Sunday, October 9, 2011

Education: is the government doing too much?

 
What does it mean to take a anti-federalist stance when it comes to education? Well, as reported by Trip Gabriel of the New York Times, Michelle Bachmann promises to “turn out the lights” at the federal Education Department. Gov. Rick Perry calls it unconstitutional. Newt Gingrich, the former House speaker, would allow it to live but only as a drastically shrunken agency that mainly gathers statistics. Mitt Romney, too feels as though the government and education should have nothing to do with education. There goes Mitt Romney once again, with his flip flopping ways, as once a defendant of the “no child left behind” law. Anyway, that’s beside the point, but I just thought I’d throw that in there.

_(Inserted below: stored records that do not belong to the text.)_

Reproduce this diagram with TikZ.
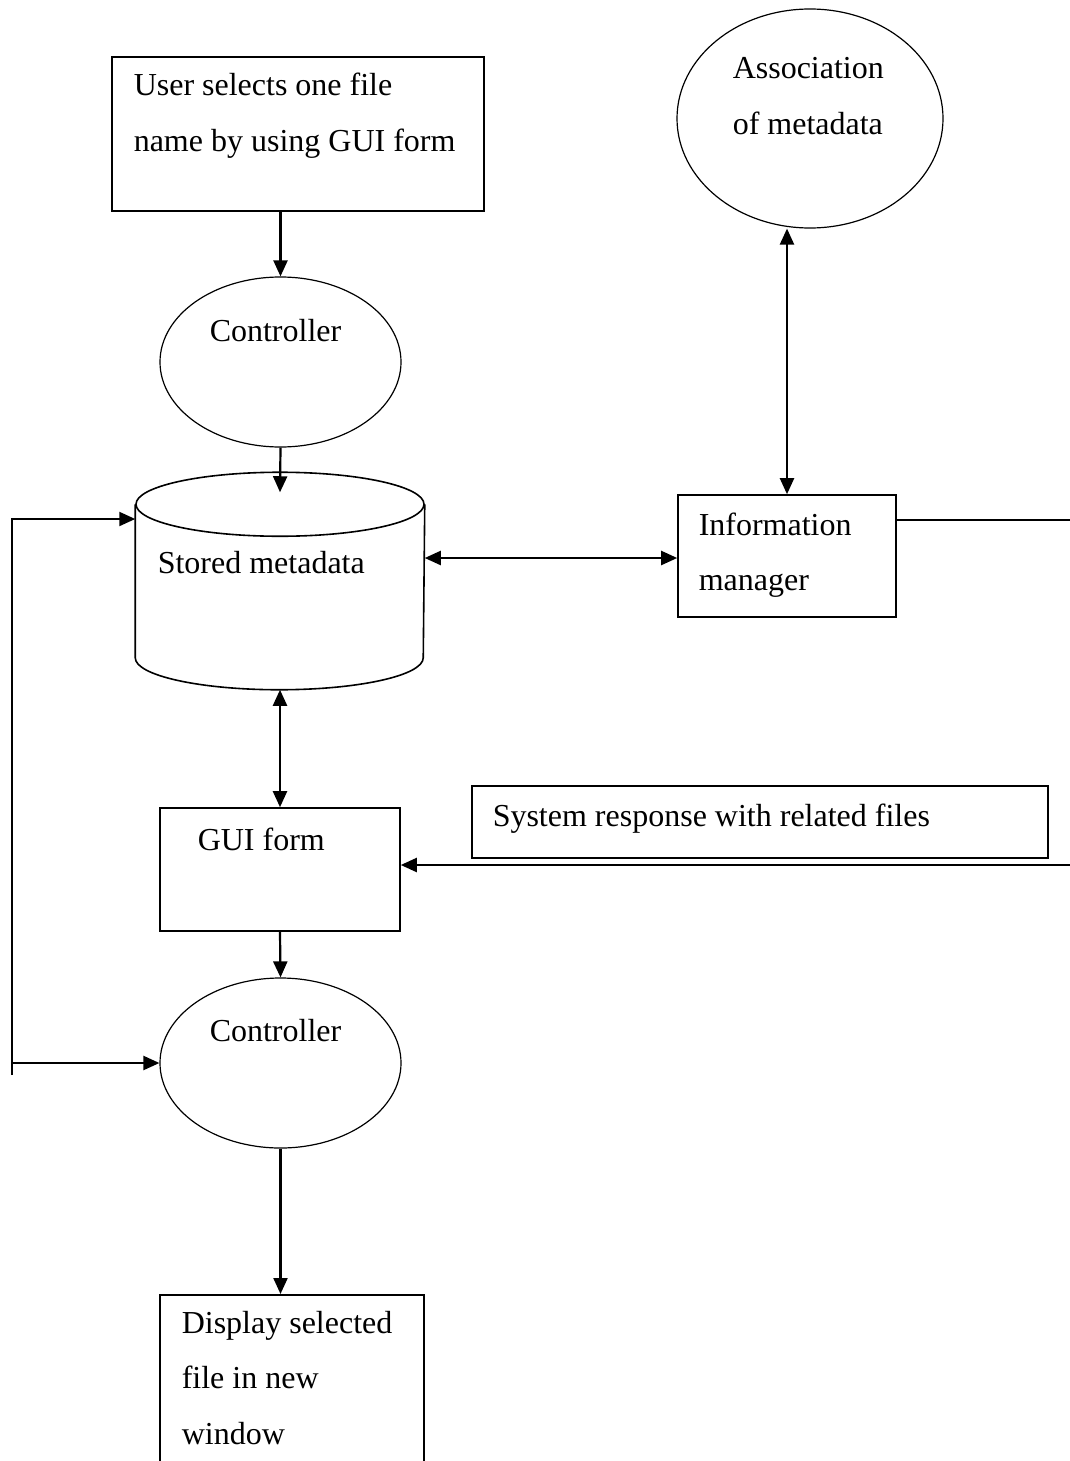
\documentclass[tikz,border=0pt]{standalone}
\usepackage{fontspec}
\setmainfont{Liberation Serif}
\usetikzlibrary{arrows.meta, shapes.geometric}

\begin{document}
\begin{tikzpicture}[
            x = 0.5pt, y = -0.5pt, % one unit = one pixel of the sheet
            > = {Triangle[length=8pt, width=7pt]}, % arrow head style
            line width = 0.75pt
        ]

        \tikzstyle{box}=[
            draw, rectangle,
            inner sep = 0pt,
            line width = 0.8pt
        ]
        \tikzstyle{proc}=[
            draw, ellipse,
            inner sep = 0pt,
            line width = 0.6pt
        ]
        \tikzstyle{txt}=[
            anchor = base west,
            inner sep = 0pt,
            align = flush left, % natural word spaces
            text width = 240pt,
            font = \fontsize{16}{27.75}\selectfont
        ]
        \tikzstyle{flow}=[line width = 1.1pt]

        \useasboundingbox (0,0) rectangle (1070,1461);
        \clip (0,0) rectangle (1070,1461);

        % shapes
        \node[box, minimum width=186pt, minimum height=77pt] (user) at (298,134) {};
        \node[proc, minimum width=120.5pt, minimum height=85pt] (ctrl1) at (280.5,362) {};
        \node[proc, minimum width=133pt, minimum height=109.5pt] (assoc) at (810,118.5) {};
        \node[inner sep=0pt, minimum width=144pt, minimum height=108pt] (store) at (280,581) {};
        \node[box, minimum width=109pt, minimum height=61pt] (info) at (787,556) {};
        \node[box, minimum width=120pt, minimum height=61.5pt] (gui) at (280,869.5) {};
        \node[box, minimum width=288pt, minimum height=36pt] (resp) at (760,822) {};
        \node[proc, minimum width=120.5pt, minimum height=85pt] (ctrl2) at (280.5,1063) {};
        \node[box, minimum width=132pt, minimum height=100pt, anchor=north] (disp) at (292,1294) {};

        % the drum of stored metadata
        \draw[line width=0.8pt] ([yshift=-16pt]store.north) ellipse [x radius=72pt, y radius=16pt];
        \draw[line width=0.8pt] ([yshift=-16pt]store.north west) -- ([yshift=16pt]store.south west)
            arc [start angle=180, end angle=360, x radius=72pt, y radius=16pt]
            -- ([yshift=-16pt]store.north east);

        % texts
        \node[txt] (usertxt) at (133,96) {User selects one file\\name by using GUI form};
        \node[txt] (ctrl1txt) at (209,341) {Controller};
        \node[txt] (assoctxt) at (732,79) {Association\\of metadata};
        \node[txt] (storetxt) at (157,573) {Stored metadata};
        \node[txt] (infotxt) at (698,535) {Information\\manager};
        \node[txt] (guitxt) at (197,850) {GUI form};
        \node[txt] (resptxt) at (492,826) {System response with related files};
        \node[txt] (ctrl2txt) at (209,1041) {Controller};
        \node[txt] (disptxt) at (181,1333) {Display selected\\file in new\\window};

        % free ends
        \coordinate (edge1) at (1070,520);
        \coordinate (edge2) at (1070,865);
        \coordinate (loopb) at (12,1075);
        \coordinate (loopt) at (12,519);

        \draw[flow, ->] (ctrl1.north |- user.south) -- (ctrl1.north);
        \draw[flow, ->] (ctrl1.south) -- ([yshift=-10pt]store.north);
        \draw[flow, <->] ([yshift=-1pt]store.east |- info.west) -- ([yshift=-1pt]info.west);
        \draw[flow, <->] (info.north) -- (info.north |- assoc.south);
        \draw[flow] (info.east |- edge1) -- (edge1);
        \draw[flow, <->] (store.south) -- (gui.north);
        \draw[flow, ->] (edge2) -- (edge2 -| gui.east);
        \draw[flow, ->] (gui.south) -- (ctrl2.north);
        \draw[flow, ->] (ctrl2.south) -- (ctrl2.south |- disp.north);
        \draw[flow, ->] (loopb) -- (loopt) -- (loopt -| store.west);
        \draw[flow, ->] (loopb |- ctrl2.west) -- (ctrl2.west);

  \end{tikzpicture}
\end{document}
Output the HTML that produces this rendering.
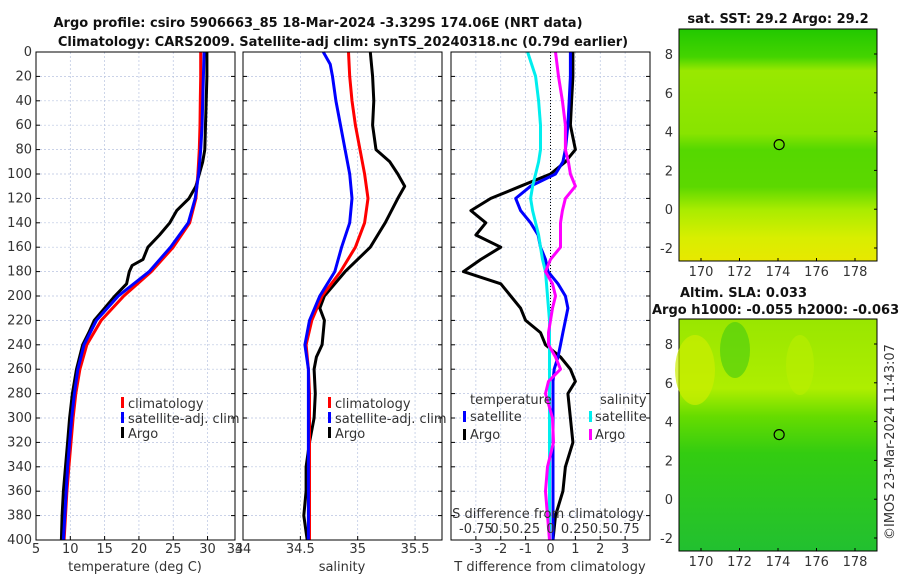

The Republican presidential candidates feel as though the states and local districts should take care of the educational system and the government should NOT. States are more likely to know what’s going on with their school districts far better than the government does. The government takes care of the educational system as a whole, not really considering what each school district individually needs.
Margaret Spellings, the education secretary in the latter years of the Bush administration, said that before No Child Left Behind, when federal laws had few strings attached, many states showed little progress raising student achievement, especially for poor and minority students. “We tried that for 40 years,” she said. “The results were far from stellar.”
“People want government money, they want higher standards, they want greater accountability,” said Chester E. Finn Jr., president of the Thomas B. Fordham Institute, a conservative-leaning education policy group, who was an education official in the Reagan administration. “None of those things in most places comes from local control.”
Gabriel write that ”Mr. Perry participated in a news conference heralding federal officials’ approval of the Texas plan for putting the law in place, providing $400 million for the state. But today he complains of “unfunded mandates” in federal education laws that require Texas, he says, to spend more to meet the rules than it receives in federal dollars.”
The issue of the government and educational system has been an issue dating back to Ronald Reagan’s presidency when he tried to do away with it but had no supporters to help him out. That just lead him to create a bigger cause to support it and fund more money. Why did Reagan give up his stance on education and do the total opposite? Education hasn’t really been a huge topic for the candidates but it’s only a matter of time.
If the government isn’t funding education, which is only getting worse as studies have shown, then how is public education going to work? Government funded education opens the doors for the poor and less fortunate who can’t afford private schooling. In my opinion, I don’t think that smaller, less wealthier states will have the proper funding to give towards education and that will only keep the students behind, cause a bigger issue. Let’s just wait and see what the Republicans have in store for us as far as this issue goes and then we’ll decide.